By Nicholas Hartman, Director
Recent revelations regarding the National Security Agency's (NSA) extensive data interception and monitoring practices (aka PRISM) have brought a branch of "Big Data's" research into the broader public light. The basic premise of such work is that computer algorithms can study vast quantities of digitized communication interactions to identify potential activities and persons of interest for national security purposes.
A few days ago we wondered what could be found by applying such Big Data monitoring of communications to track the conversational impact of the NSA story on broader discussions about Big Data. This brief technical note highlights some of our most basic findings.

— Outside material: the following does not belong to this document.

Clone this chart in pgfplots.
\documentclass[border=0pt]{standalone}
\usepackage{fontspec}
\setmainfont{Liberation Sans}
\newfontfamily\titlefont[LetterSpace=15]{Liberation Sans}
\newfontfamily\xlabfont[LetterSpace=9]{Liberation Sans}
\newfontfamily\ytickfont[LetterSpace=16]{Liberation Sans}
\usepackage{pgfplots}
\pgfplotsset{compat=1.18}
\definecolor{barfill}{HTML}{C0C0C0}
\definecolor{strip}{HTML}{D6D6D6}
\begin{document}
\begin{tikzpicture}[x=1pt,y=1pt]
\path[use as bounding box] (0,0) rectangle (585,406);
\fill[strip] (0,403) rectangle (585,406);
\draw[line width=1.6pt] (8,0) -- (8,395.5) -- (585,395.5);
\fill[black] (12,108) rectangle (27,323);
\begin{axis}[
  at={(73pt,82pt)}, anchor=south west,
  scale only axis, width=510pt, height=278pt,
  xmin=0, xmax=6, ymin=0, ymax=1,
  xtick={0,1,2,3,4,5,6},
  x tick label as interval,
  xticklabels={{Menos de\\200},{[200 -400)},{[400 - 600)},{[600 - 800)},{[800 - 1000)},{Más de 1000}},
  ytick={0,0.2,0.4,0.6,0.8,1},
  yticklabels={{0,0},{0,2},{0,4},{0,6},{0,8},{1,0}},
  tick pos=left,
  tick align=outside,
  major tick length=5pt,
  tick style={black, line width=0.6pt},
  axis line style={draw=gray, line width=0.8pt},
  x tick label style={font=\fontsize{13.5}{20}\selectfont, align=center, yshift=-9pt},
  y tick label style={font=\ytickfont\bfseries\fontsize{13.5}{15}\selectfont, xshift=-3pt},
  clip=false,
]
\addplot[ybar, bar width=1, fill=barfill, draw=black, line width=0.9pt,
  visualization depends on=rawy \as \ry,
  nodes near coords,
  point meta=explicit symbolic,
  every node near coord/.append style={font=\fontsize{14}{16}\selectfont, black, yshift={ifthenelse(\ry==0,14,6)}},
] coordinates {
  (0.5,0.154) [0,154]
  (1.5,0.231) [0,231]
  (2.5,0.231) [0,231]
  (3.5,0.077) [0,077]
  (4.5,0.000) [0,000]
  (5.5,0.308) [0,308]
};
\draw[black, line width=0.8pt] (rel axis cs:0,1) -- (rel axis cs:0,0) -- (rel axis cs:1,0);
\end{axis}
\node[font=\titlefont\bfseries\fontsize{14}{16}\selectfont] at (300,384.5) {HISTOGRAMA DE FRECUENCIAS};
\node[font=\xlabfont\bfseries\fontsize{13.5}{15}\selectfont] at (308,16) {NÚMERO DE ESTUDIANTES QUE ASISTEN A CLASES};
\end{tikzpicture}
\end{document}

Our communication analytics work is usually directed at process optimization and risk management. However, in this case we applied some of the most basic components of our analytics tools towards public social media conversations—specifically tweets collected via Twitter's streaming API. Starting last summer, we devoted a small portion of our overall analytical compute resources towards monitoring news and social media sites for evolving trends within various sectors including technology. A subset of this data containing tweets on topics related to Big Data is analyzed below.
Background Data Volume
Twitter's streaming API provides real-time access to public tweets. The two graphs below show the relative volume of communications collected for conversations related to Big Data (between 30 May - 12 July 2013). The rate of communications collected was highest on weekdays and during working hours (in US timezones). This observation is consistent with the expectation that most of the Big Data conversation takes place in the context of business activities and the companies applying Big Data to business problems. Conversations on other topics (e.g., leisure activities) would have a very different profile.